Robert Gramling, M.D., D.Sc., Holly and Bob Miller Chair in Palliative Medicine. (Photo: COM Design & Photography)
Communication Breakdown? Mismatch in Expectations about Prognosis in Advanced Cancer
Clear communication between a doctor and patient is essential, especially when patients with advanced cancer wish to participate in decision-making about their medical treatment options, and trade-offs between quality and quantity of life emerge. A new study in JAMA Oncology finds that most of these patients report far more optimistic expectations for survival prognosis than their oncologists, due to patients’ misunderstanding of their oncologists’ clinical judgment.
“Previous research shows that patients, families and clinicians tend to either avoid prognosis-related conversations altogether or discuss prognosis in unbalanced ways,” says first author Robert Gramling, M.D., M.Sc., Holly and Bob Miller Chair in Palliative Medicine at the University of Vermont.
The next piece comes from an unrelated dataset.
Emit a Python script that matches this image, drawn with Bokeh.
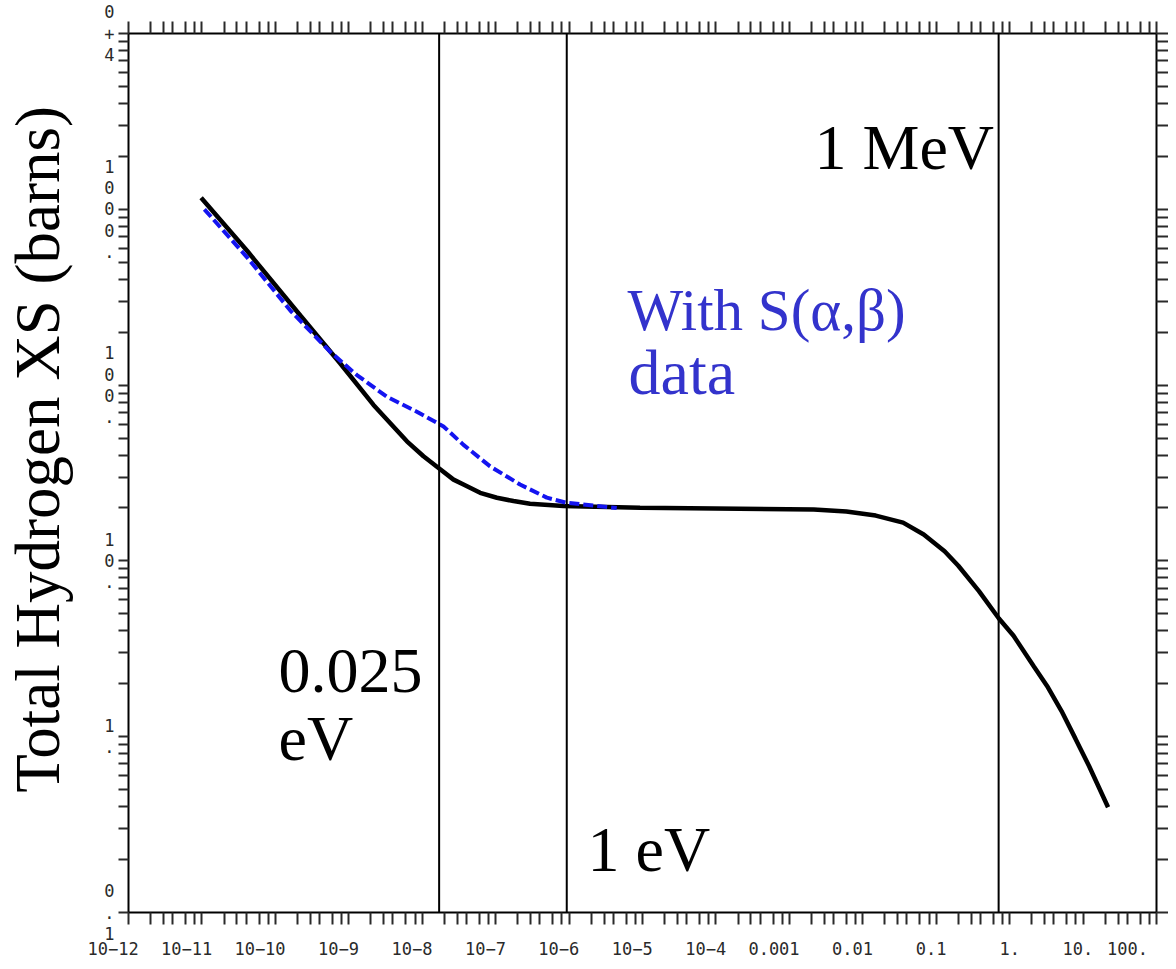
from bokeh.plotting import figure
from bokeh.models import FixedTicker, LogAxis, CustomJSTickFormatter, Span, Label
from bokeh.embed import file_html
from bokeh.resources import INLINE

# ---- data (energy in MeV, cross section in barns) ----
total_energy_mev = [9.75e-12, 4.12e-11, 2.19e-10, 7.66e-10, 2.17e-9, 6.19e-9, 1.04e-8,
                    1.67e-8, 2.67e-8, 3.65e-8, 6.15e-8, 1.04e-7, 1.75e-7, 2.94e-7,
                    8.36e-7, 9.25e-6, 2.15e-3, 5.98e-3, 1.50e-2, 3.54e-2, 6.76e-2,
                    0.130, 0.200, 0.382, 0.714, 1.13, 2.15, 3.32, 5.09, 7.87, 12.1, 21.9]
total_xs_barns = [1164, 580.7, 248.9, 132.7, 77.1, 47.9, 39.4,
                  33.8, 29.0, 27.2, 24.4, 22.86, 21.9, 21.13,
                  20.51, 20.04, 19.63, 19.10, 18.11, 16.52, 14.13,
                  11.35, 9.38, 6.73, 4.70, 3.75, 2.50, 1.91, 1.40, 0.975, 0.679, 0.397]

sab_energy_mev = [1.08e-11, 4.12e-11, 1.60e-10, 5.60e-10, 1.29e-9, 3.30e-9, 8.45e-9,
                  1.95e-8, 3.65e-8, 8.41e-8, 2.15e-7, 4.98e-7, 9.31e-7, 4.46e-6]
sab_xs_barns = [1000, 533, 265.5, 154.5, 114.0, 85.9, 70.6,
                58.2, 45.7, 34.5, 27.2, 22.9, 21.4, 20.0]

marker_energy_mev = [1.70e-8, 9.3e-7, 0.708]

x_major = [1e-12, 1e-11, 1e-10, 1e-9, 1e-8, 1e-7, 1e-6, 1e-5, 1e-4, 1e-3, 1e-2, 1e-1, 1.0, 10.0, 100.0]
x_minor_mult = [2, 3, 4, 6, 8]
y_major = [0.1, 1.0, 10.0, 100.0, 1000.0, 10000.0]
y_minor_mult = [2, 3, 4, 5, 6, 7, 8, 9]

x_tick_labels = ["10\u221212", "10\u221211", "10\u221210", "10\u22129", "10\u22128", "10\u22127",
                 "10\u22126", "10\u22125", "10\u22124", "0.001", "0.01", "0.1", "1.", "10.", "100."]
y_tick_labels = ["0\n.\n1", "1\n.", "1\n0\n.", "1\n0\n0\n.", "1\n0\n0\n0\n.", "0\n+\n4"]
y_title = "Total Hydrogen XS (barns)"

x_minor = [m * v for v in x_major[:-1] for m in x_minor_mult]
y_minor = [m * v for v in y_major[:-1] for m in y_minor_mult]
# labels in the original sit with their right end just past the tick
x_tick_text = [t + "\u00a0" * max(len(t) - 2, 0) for t in x_tick_labels]

p = figure(width=1168, height=961, x_axis_type="log", y_axis_type="log",
           x_range=(x_major[0], x_major[-1]), y_range=(y_major[0], y_major[-1]),
           output_backend="svg", toolbar_location=None,
           min_border_left=128, min_border_right=11, min_border_top=33, min_border_bottom=44,
           background_fill_color="white", border_fill_color="white")
p.outline_line_color = None
p.grid.visible = False

TICK_COLOR = "#2a2a2a"
LABEL_FONT = "DejaVu Sans Mono"
SERIF = "Liberation Serif"


def style_axis(ax, ticker, tick_len):
    ax.ticker = ticker
    ax.axis_line_color = "black"
    ax.axis_line_width = 2
    ax.major_tick_line_color = TICK_COLOR
    ax.minor_tick_line_color = TICK_COLOR
    ax.major_tick_line_width = 2
    ax.minor_tick_line_width = 2
    ax.major_tick_out = tick_len
    ax.minor_tick_out = tick_len
    ax.major_tick_in = 0
    ax.minor_tick_in = 0


xticker = FixedTicker(ticks=x_major, minor_ticks=x_minor)
yticker = FixedTicker(ticks=y_major, minor_ticks=y_minor)

bottom = p.below[0]
style_axis(bottom, xticker, 12)
bottom.formatter = CustomJSTickFormatter(args=dict(labels=x_tick_text),
                                         code="return labels[Math.round(Math.log10(tick)) + 12];")
bottom.major_label_text_font = LABEL_FONT
bottom.major_label_text_font_size = "17px"
bottom.major_label_text_color = TICK_COLOR
bottom.major_label_standoff = 14

left = p.left[0]
style_axis(left, yticker, 10)
left.formatter = CustomJSTickFormatter(args=dict(labels=y_tick_labels),
                                       code="return labels[Math.round(Math.log10(tick)) + 1];")
left.major_label_text_font = LABEL_FONT
left.major_label_text_font_size = "17px"
left.major_label_text_color = TICK_COLOR
left.major_label_text_line_height = 1.06
left.major_label_standoff = 4
# leading spaces move the (frame-centred) title up, as in the original
left.axis_label = "\u00a0" * 3 + y_title
left.axis_label_text_font = SERIF
left.axis_label_text_font_size = "63px"
left.axis_label_text_font_style = "normal"
left.axis_label_text_color = "black"
left.axis_label_standoff = 28

top = LogAxis(formatter=CustomJSTickFormatter(code="return '';"))
style_axis(top, xticker, 12)
top.major_label_text_font_size = "1px"
top.major_label_standoff = 0
p.add_layout(top, "above")

right = LogAxis(formatter=CustomJSTickFormatter(code="return '';"))
style_axis(right, yticker, 12)
right.major_label_text_font_size = "1px"
right.major_label_standoff = 0
p.add_layout(right, "right")

# curves
p.line(total_energy_mev, total_xs_barns, line_color="black", line_width=4.5)
p.line(sab_energy_mev, sab_xs_barns, line_color="#1414f0", line_width=4, line_dash="10 4")

for e in marker_energy_mev:
    p.add_layout(Span(location=e, dimension="height", line_color="black", line_width=2))

texts = [
    ("1 MeV", 686, 765, "black", "64px"),
    ("With S(\u03b1,\u03b2)", 499, 603, "#3333cc", "59px"),
    ("data", 500, 540, "#3333cc", "64px"),
    ("0.025", 150, 242, "black", "64px"),
    ("eV", 150, 174, "black", "64px"),
    ("1 eV", 459, 63, "black", "64px"),
]
for t, sx, sy, c, fs in texts:
    p.add_layout(Label(x=sx, y=sy, x_units="screen", y_units="screen", text=t,
                       text_align="left", text_baseline="alphabetic",
                       text_font=SERIF, text_font_size=fs, text_color=c))

open("out.html", "w").write(file_html(p, INLINE))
He and colleagues at the University of Rochester and the University of California Davis School of Medicine conducted a large clinical trial to test a multi-modal intervention to support communication in advanced cancer. At entry into the study, they asked patients and their oncologists to rate their expectations for the patient’s two-year survival probability. They also asked patients to rate what they believed their oncologists thought about their prognosis.
Gramling and the research team found that more than two out of three patients held substantially more optimistic ratings than their oncologist and that the vast majority of them did not know that their rating differed at all from their oncologist’s.
In many fields of medicine, he explains, patients, families and their doctors often craft an unwritten social contract to maintain unbalanced positivism, sometimes making it tough to find space for meaningful prognosis discussions as the illness progresses.
“Our study reinforces the importance of clear and compassionate prognosis communication in advanced illness, but we must be aware that our data do not speak to what actually happens in clinical encounters between patients and their oncologists that leads to our observed differences in perceptions of prognosis,” Gramling cautions.
“We need to better understand where, when and how to support high quality prognosis communication,” says Gramling.
The researchers also found that patients who self-identified as Black or African American were at substantially higher risk of unknowingly holding optimistically discordant opinions about their prognosis.
“Evidence is mounting about racial disparities in end-of-life care; our findings might point to an important piece of that puzzle and a promising area of work to improve healthcare for everyone,” Gramling adds.
The study’s authors conclude that their report “supports the urgent clinical and societal need to better understand what it means to communicate well about prognosis to achieve treatment that honors patients’ values, preferences and wishes.”